Work machines such as, for example, dozers, loaders, excavators, motor graders, and other types of heavy machinery typically include one or more hydraulic systems, such as brake systems, fuel systems, or other machine systems. Each of these systems generally includes one or more hydraulic actuators that operate by selectively being filled with or drained of pressurized fluid. Valve assemblies that control the flow of hydraulic fluid to and from these actuators of the system are typically called actuating valves.
During operation of an actuation valve, the stability of the fluid supplied to the valve may affect performance characteristics of the hydraulic system. For example, if the pressure of the fluid supplied through the control valve to the hydraulic system is too low, the force exerted by a tool (i.e., a brake, a cylinder, a motor, etc.) may likewise be too low. In contrast, if the pressure of the fluid supplied through the control valve to the hydraulic system is too high, the force may also be high and even possibly damaging to components of the hydraulic system. Further, if the pressure of the fluid varies significantly, the resulting force may oscillate unpredictably. When the pressure flowing through the actuation valve to the hydraulic system is too low, too high, or varies unpredictably, the resulting performance of the hydraulic system may be less than desired.
One way to improve the performance and predictability of the hydraulic system may be to employ another type of valve called a pressure relief valve. Pressure relief valves relieve pressure surges or peaks in the hydraulic system of the work machines, thereby ensuring desired system performance, while minimizing damage to the hydraulic system and improving efficiency of the hydraulic system. Pressure relief valves also help to maintain a desired pressure by creating a restriction or blocking flow.
One example of a pressure relief valve is described in U.S. Pat. No. 6,694,859 (the '859 patent) issued to Smith on Feb. 24, 2004. The '859 patent describes a pressure relief valve including a cartridge valve element assembly movable by an electric coil assembly to proportionally control the flow of fluid between an inlet port and an outlet port. The inlet port interconnects a pressure conduit and a force control chamber. The pressure of the fluid within the force control chamber acting on the valve element assembly urges the valve element assembly against the bias of a spring to control the flow of fluid between the inlet port and the outlet port.

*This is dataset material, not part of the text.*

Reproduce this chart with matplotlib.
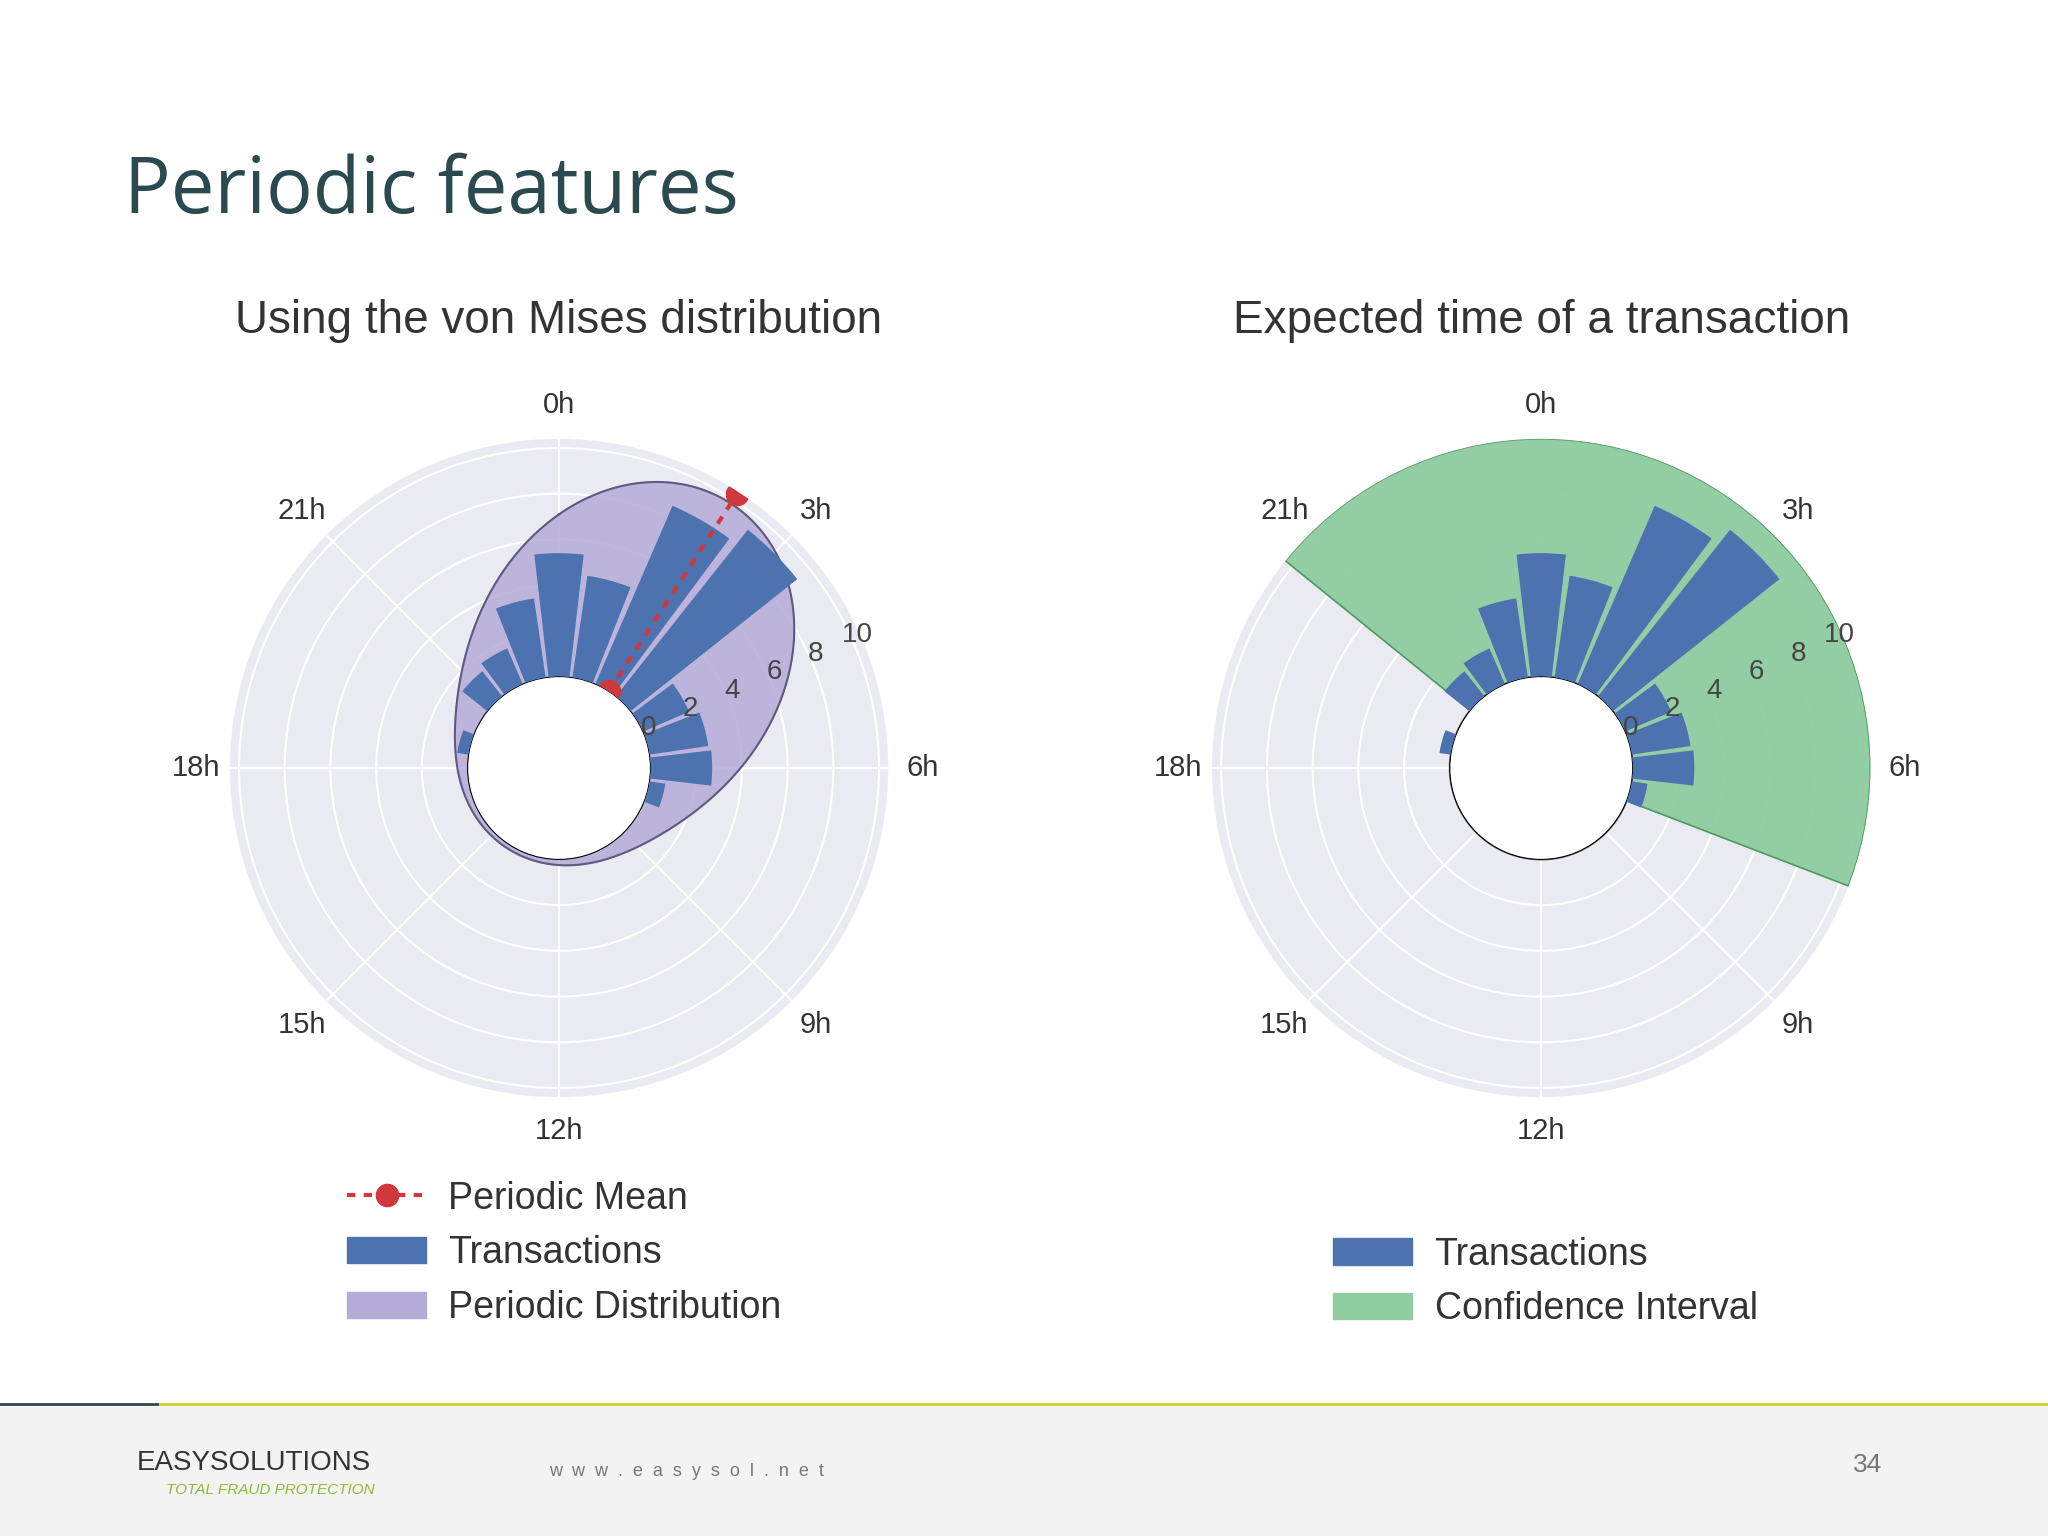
import numpy as np
import matplotlib
matplotlib.use("Agg")
from matplotlib import pyplot as plt
from matplotlib.patches import Patch, Rectangle
from matplotlib.lines import Line2D

# transactions per hour
hours = [19, 21, 22, 23, 0, 1, 2, 3, 4, 5, 6, 7]
counts = [0.5, 1.4, 1.7, 3.5, 5.4, 4.5, 8.5, 9.3, 2.2, 2.6, 2.7, 0.7]

# von Mises fit
vm_mean_h = 2.2
vm_peak = 9.8
vm_kappa = 2.0

# confidence interval (hours)
ci_start_h = 20.6
ci_end_h = 7.4

theta_labels = ['0h', '3h', '6h', '9h', '12h', '15h', '18h', '21h']
r_ticks = [0, 2, 4, 6, 8, 10]

blue = '#4C72B0'
purple = '#B4ABD6'
green = '#8FCC9F'
red = '#D0383D'
face = '#EAEAF2'

plt.rcParams['font.family'] = ['Liberation Sans', 'DejaVu Sans']

fig = plt.figure(figsize=(20.48, 15.36), dpi=100)
W, H = 1568, 1176


def h2rad(h):
    return np.asarray(h) * 2 * np.pi / 24


def make_polar(cx, cy, rad):
    ax = fig.add_axes([(cx - rad) / W, 1 - (cy + rad) / H, 2 * rad / W, 2 * rad / H],
                      projection='polar')
    ax.set_facecolor(face)
    ax.set_theta_zero_location('N')
    ax.set_theta_direction(-1)
    ax.set_rorigin(-4.0)
    ax.set_ylim(0, 10.4)
    ax.set_xticks(h2rad(np.arange(0, 24, 3)))
    ax.set_xticklabels(theta_labels, fontsize=21, color='#333333')
    ax.tick_params(axis='x', pad=14)
    ax.set_yticks(r_ticks)
    ax.set_yticklabels([])
    for t in r_ticks:
        ax.text(np.deg2rad(66), t + 0.3, str(t), fontsize=20, color='#444444',
                ha='center', va='center', zorder=6)
    ax.grid(color='white', linewidth=1.5)
    ax.spines['polar'].set_visible(False)
    ax.set_axisbelow(True)
    return ax


# left: von Mises
ax1 = make_polar(428, 588, 252)
th = np.linspace(0, 2 * np.pi, 400)
vm = vm_peak * np.exp(vm_kappa * (np.cos(th - h2rad(vm_mean_h)) - 1))
ax1.fill(th, vm, color=purple, alpha=0.85, zorder=2)
ax1.plot(th, vm, color='#5E5A80', lw=1.5, zorder=2)
ax1.bar(h2rad(hours), counts, width=h2rad(0.88), bottom=0, color=blue, zorder=3)
ax1.plot([h2rad(vm_mean_h)] * 2, [0, 10.3], color=red, ls=(0, (2, 2)), lw=3,
         marker='o', markersize=16, zorder=4, clip_on=True)
ax1.set_title('Using the von Mises distribution', fontsize=33, color='#333333', pad=76)

# right: confidence interval
ax2 = make_polar(1180, 588, 252)
ci = np.linspace(h2rad(ci_start_h - 24), h2rad(ci_end_h), 200)
ax2.fill_between(ci, 0, 10.4, color=green, alpha=0.95, zorder=2, lw=0)
ax2.plot(np.r_[ci[0], ci, ci[-1]], np.r_[0, np.full(len(ci), 10.4), 0],
         color='#4C9A5E', lw=1.2, zorder=2)
ax2.plot(th, np.zeros_like(th), color='#666677', lw=1.5, zorder=2)
ax2.bar(h2rad(hours), counts, width=h2rad(0.88), bottom=0, color=blue, zorder=3)
ax2.set_title('Expected time of a transaction', fontsize=33, color='#333333', pad=76)

# legends
h_mean = Line2D([], [], color=red, ls=(0, (2, 2)), lw=3, marker='o', markersize=16)
h_tr = Patch(color=blue)
h_pd = Patch(color=purple)
h_ci = Patch(color=green)
fig.legend([h_mean, h_tr, h_pd], ['Periodic Mean', 'Transactions', 'Periodic Distribution'],
           loc='upper left', bbox_to_anchor=(240 / W, 1 - 878 / H), frameon=False,
           fontsize=27, handlelength=2.1, handletextpad=0.6, labelspacing=0.5,
           labelcolor='#333333')
fig.legend([h_tr, h_ci], ['Transactions', 'Confidence Interval'],
           loc='upper left', bbox_to_anchor=(995 / W, 1 - 921 / H), frameon=False,
           fontsize=27, handlelength=2.1, handletextpad=0.6, labelspacing=0.5,
           labelcolor='#333333')

# slide decoration
fig.text(95 / W, 1 - 147 / H, 'Periodic features', fontsize=56, color='#2B4A50',
         family=['Open Sans', 'DejaVu Sans'], va='center')
fig.patches.append(Rectangle((0, 0), 1, 1 - 1075 / H, transform=fig.transFigure,
                             color='#F3F3F3', zorder=0))
fig.lines.append(Line2D([120 / W, 1], [1 - 1075 / H] * 2, transform=fig.transFigure,
                        color='#C8D62E', lw=2))
fig.lines.append(Line2D([0, 120 / W], [1 - 1075 / H] * 2, transform=fig.transFigure,
                        color='#2B4A50', lw=2))
fig.text(105 / W, 1 - 1120 / H, 'EASYSOLUTIONS', fontsize=20, color='#333333', va='center')
fig.text(127 / W, 1 - 1141 / H, 'TOTAL FRAUD PROTECTION', fontsize=11, color='#8DBB3A',
         va='center', style='italic')
fig.text(420 / W, 1 - 1127 / H, 'w  w  w  .  e  a  s  y  s  o  l  .  n  e  t', fontsize=13,
         color='#777777', va='center')
fig.text(1430 / W, 1 - 1122 / H, '34', fontsize=19, color='#777777', va='center', ha='center')

fig.savefig('out.png', dpi=100)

Once the pressure of the fluid within the force control chamber reaches a level sufficiently high, a force is created sufficient to overcome the force of the spring member and the valve element assembly moves in a direction to interconnect the force control chamber with the outlet port, thereby reducing the pressure in the force control chamber and the pressure conduit.
Although the system of the '859 patent may maintain a particular pressure within a hydraulic system by selectively relieving excessive pressures, the '859 patent can only be used as an add-on component. In particular, the system of the '859 patent does not also provide for controlled fluid to and/or from a hydraulic actuator. As an add-on system, the separate pressure relief valve increases cost, complexity, and unreliability.
The disclosed system is directed to overcoming one or more of the problems set forth above.